By Kate Moores @KLM390 and Claire Guthrie @C6uthrie
Bringing together the best minds in World Rugby to discuss training, recovery, injuries and everything in between, the World Rugby Science Network (#RSNLive17) held the third annual conference at the University of Bath on Tuesday 12th September.
Dr James Betts started the day off discussing protein and carbohydrate intake post-training and the effects on short-term recovery. Thankfully, following a little physiology refresher, we were left chanting ‘Carbs are King’.
The hottest topic of the day was load and load management. Dr Sean Williams detailed the importance of acute: chronic load ratios and high chronic load for its protective effect on athletes. He explained the increased sensitivity of acute: chronic workloads calculated with exponentially weighted moving averages (EWMA) rather than rolling averages.
Multiple quick-fire teaser sessions filled the second part of the morning, outlining the latest research in the rugby world. Tom Mullen challenged us to think about how we condition players, taking into consideration the impact of cognitive load on perceived effort. He highlighted the importance of incorporating randomised drills into training in order to replicate the cognitive load of match play.

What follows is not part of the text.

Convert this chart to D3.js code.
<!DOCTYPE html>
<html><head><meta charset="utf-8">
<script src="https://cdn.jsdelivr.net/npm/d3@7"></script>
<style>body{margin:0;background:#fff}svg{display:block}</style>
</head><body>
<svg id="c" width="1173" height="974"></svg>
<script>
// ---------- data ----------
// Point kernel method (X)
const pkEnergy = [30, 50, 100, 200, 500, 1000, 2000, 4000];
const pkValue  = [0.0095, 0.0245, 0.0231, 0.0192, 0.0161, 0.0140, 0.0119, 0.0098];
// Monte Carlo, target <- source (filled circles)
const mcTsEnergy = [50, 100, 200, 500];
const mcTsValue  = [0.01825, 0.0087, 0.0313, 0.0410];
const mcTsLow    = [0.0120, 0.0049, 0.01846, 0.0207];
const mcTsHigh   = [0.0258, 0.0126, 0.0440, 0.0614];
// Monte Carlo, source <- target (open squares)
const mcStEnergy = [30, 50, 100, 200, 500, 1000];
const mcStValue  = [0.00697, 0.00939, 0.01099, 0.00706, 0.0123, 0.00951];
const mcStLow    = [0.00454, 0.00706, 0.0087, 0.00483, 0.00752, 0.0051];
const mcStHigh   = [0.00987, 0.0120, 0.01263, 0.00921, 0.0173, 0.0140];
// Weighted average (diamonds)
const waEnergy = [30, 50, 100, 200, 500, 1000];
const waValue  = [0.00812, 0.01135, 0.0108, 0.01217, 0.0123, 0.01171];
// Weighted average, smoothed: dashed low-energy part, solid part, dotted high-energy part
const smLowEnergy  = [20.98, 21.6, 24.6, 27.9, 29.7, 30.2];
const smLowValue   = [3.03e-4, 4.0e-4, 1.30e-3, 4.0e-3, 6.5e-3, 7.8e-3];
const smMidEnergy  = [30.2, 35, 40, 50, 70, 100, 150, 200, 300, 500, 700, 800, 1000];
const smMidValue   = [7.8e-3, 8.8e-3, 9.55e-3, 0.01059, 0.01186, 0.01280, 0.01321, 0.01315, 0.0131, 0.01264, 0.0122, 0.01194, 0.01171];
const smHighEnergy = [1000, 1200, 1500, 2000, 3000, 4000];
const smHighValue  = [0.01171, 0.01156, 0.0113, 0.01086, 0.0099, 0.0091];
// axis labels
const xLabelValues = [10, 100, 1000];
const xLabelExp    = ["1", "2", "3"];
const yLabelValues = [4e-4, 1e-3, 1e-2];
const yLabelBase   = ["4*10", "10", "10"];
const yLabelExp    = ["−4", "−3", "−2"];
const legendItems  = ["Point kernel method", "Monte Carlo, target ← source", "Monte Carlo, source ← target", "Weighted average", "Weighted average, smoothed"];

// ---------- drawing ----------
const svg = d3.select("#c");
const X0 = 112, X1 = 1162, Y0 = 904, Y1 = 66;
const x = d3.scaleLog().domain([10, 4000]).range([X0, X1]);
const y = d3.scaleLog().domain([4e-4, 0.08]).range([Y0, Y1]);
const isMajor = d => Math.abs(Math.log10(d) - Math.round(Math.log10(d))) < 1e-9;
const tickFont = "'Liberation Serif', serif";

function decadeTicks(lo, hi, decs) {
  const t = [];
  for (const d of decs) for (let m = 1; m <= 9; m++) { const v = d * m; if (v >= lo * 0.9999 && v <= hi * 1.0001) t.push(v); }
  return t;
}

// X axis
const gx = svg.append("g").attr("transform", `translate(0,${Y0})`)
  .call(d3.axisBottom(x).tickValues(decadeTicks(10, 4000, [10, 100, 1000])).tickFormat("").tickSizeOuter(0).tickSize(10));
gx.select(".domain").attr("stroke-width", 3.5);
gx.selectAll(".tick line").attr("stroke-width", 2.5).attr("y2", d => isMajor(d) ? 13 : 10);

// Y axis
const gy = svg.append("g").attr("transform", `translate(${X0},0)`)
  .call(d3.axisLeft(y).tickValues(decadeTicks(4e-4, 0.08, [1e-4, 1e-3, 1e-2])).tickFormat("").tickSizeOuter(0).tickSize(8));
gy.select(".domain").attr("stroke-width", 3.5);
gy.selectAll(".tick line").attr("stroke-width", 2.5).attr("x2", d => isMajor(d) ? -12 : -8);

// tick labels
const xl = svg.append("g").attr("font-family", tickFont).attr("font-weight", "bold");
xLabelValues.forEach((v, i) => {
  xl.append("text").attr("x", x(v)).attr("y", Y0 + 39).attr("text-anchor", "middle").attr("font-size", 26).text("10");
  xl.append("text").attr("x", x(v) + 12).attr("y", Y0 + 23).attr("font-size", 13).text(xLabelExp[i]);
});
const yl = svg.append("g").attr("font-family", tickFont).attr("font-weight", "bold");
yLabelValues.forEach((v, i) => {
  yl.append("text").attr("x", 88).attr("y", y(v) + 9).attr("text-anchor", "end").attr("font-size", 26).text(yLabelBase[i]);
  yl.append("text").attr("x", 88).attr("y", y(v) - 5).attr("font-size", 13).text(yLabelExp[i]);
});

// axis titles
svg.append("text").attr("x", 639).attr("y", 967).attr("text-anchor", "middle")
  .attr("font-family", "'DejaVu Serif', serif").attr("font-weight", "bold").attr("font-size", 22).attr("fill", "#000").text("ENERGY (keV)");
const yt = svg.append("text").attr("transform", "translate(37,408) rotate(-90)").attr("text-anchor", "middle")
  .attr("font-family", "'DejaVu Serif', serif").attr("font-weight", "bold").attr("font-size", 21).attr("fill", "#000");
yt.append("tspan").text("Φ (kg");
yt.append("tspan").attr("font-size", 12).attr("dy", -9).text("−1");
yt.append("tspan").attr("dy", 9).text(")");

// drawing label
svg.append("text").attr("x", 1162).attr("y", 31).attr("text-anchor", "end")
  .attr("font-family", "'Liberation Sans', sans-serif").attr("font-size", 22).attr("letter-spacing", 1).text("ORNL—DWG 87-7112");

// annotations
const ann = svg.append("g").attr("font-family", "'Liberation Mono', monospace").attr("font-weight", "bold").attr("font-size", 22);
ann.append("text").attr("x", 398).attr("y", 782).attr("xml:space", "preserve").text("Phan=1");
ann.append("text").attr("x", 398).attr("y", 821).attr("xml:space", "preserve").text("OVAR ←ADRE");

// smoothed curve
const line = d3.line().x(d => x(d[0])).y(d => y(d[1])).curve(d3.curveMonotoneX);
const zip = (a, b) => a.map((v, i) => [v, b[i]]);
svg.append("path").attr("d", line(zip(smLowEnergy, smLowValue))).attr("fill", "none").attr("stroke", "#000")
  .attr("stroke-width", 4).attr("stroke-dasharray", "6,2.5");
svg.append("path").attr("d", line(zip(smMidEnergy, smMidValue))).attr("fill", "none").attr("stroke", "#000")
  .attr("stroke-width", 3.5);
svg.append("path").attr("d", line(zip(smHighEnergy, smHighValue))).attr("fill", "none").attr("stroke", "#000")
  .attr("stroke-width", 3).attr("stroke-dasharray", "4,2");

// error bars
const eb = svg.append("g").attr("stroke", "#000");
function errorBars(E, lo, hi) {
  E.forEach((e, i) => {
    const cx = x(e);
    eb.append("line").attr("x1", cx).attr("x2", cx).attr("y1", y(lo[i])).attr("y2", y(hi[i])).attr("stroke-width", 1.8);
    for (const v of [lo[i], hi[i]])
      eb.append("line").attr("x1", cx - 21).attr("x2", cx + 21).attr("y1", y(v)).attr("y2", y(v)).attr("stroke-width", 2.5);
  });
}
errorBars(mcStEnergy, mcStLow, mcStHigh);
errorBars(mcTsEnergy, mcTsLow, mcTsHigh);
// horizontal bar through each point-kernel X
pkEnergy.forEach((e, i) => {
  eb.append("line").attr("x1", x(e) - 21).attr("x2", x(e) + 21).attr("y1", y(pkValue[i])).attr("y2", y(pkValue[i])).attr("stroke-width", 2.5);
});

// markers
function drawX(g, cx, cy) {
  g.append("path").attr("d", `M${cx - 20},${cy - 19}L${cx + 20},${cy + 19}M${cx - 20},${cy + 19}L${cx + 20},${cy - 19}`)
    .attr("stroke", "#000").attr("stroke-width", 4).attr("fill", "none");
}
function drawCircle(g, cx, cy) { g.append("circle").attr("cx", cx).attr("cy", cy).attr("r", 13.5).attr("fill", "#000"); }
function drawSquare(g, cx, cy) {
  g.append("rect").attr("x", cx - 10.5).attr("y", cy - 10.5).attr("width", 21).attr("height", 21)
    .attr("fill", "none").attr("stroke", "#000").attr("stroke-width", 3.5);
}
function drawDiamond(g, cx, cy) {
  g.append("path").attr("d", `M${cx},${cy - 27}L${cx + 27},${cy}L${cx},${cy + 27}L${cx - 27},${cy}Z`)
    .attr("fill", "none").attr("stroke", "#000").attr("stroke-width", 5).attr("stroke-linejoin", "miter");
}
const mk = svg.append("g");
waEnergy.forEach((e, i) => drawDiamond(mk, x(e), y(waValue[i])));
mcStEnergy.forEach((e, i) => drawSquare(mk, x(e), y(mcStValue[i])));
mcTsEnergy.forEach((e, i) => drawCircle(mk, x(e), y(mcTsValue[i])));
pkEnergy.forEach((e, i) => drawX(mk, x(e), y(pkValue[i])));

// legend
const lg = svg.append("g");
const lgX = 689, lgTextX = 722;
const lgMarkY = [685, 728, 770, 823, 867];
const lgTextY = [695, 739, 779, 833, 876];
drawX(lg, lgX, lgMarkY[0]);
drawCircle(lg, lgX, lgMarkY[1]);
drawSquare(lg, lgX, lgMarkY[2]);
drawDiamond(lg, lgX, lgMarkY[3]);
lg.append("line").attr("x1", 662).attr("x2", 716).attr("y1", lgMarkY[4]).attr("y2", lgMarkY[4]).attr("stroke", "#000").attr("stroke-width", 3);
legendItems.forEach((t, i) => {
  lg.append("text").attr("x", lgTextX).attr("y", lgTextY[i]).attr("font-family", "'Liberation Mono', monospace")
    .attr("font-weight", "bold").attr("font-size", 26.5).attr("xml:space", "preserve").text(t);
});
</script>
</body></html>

Stephen West then took us through training load and injury risk in rugby union. We were presented with an incredible amount of data from both Premiership Rugby and Sevens, looking at different monitoring tools including Rate of Perceived Exertion (RPE) and Global Positioning System (GPS) data. He reiterated the importance of the acute: chronic workload.
Pat Carden discussed playing surface as a risk factor for injury. His research demonstrates that stud length, in fact, has a greater impact on movement strategies and the forces players are subjected to, in comparison to the playing surface. However, playing surface as well as playing position and player preference, may influence one’s choice of stud length. Therefore, it is still important to consider the impact of this on injury risk.
Dr Mike Hislop presented the Rugby Football Union’s (RFU) recent work on the Activ8 programme, an injury prevention warm up that has been developed and rolled out to the community game. The initial results from the programme are very promising with concussion frequency reduced by 60% and total match injury rates reduced by 70%. Theories about the Activ8 outcomes were discussed ranging from the strengthening element to a novel training method. A female-specific version of the Activ8 programme is now being developed that recognises the different injury risks and needs of female rugby players. We’re excited to see the impact this may have to reduce risk of injury in the game.
The Rugby Players Association (RPA) spoke about the ever-important subject of mental health in rugby. Representatives reiterated the importance of looking after an athlete’s mental and physical well-being, encouraging them to utilise resources available to them. You can find out more on this via #lifttheweight.
The final session included a great insight into concussion management in New Zealand including the use of the blue card system and a centralised recording system for GP access. The blue card system allows referees to remove players with a suspected concussion from the field of play, following which players have to be medically cleared to return (ideally by their GP), all of which is centrally run through the union. The innovative way New Zealand’s RugbySmart programme has tackled concussion as both a social issue and public health issue utilising a whole system approach has developed a streamlined management process. However, there is a common theme of poor standardised assessment and thus questionable management of concussion by GPs. Despite the principles behind the programme, it is questioned as to whether GPs are best placed to make return to play decisions. A concussion clinic modelled on a typical UK fracture clinic may be more successful managing concussions in line with best practice. Maybe we should copyright that idea!
#RSNLive17 was a thought provoking and insightful day with lots of take home messages. From load monitoring, ideas for training and recovery along with injury prevention strategies: we feel better equipped to support athletes with both their physical and mental health.
For more information visit: https://rsnlive17.com/
Here are also some other recent Rugby BJSM blogs we recommend reading:
- White, A; Gamble, T; Batten ,J Safety in youth rugby: education is not the answer to the concussion crisis (2016) URL: https://blogs.bmj.com/bjsm/2016/09/19/safety-youth-rugby-education-not-answer-concussion-crisis/
- Sirisena, D; Probert, J. International Rugby Sevens Returns to Singapore: The Medical Team’s Perspective! (2016) URL: https://blogs.bmj.com/bjsm/2016/06/09/international-rugby-sevens-returns-to-singapore-the-medical-teams-perspective/
Kate Moores (@KLM390) is currently the Medical Lead at Worcester Valkyries Women’s rugby while studying for a MSc in Sports physiotherapy at the University of Bath. She has an interest in women’s sport, concussion and injury prevention.
Claire Guthrie (@C6uthrie) has just returned from supporting adventure cyclist Mark Beaumont in his successful world record circumnavigation expedition. When not on her travels she works with student athletes at the University of Exeter and Ocean Physio and Rehab. She is also studying for a MSc in Sports Physiotherapy at University of Bath.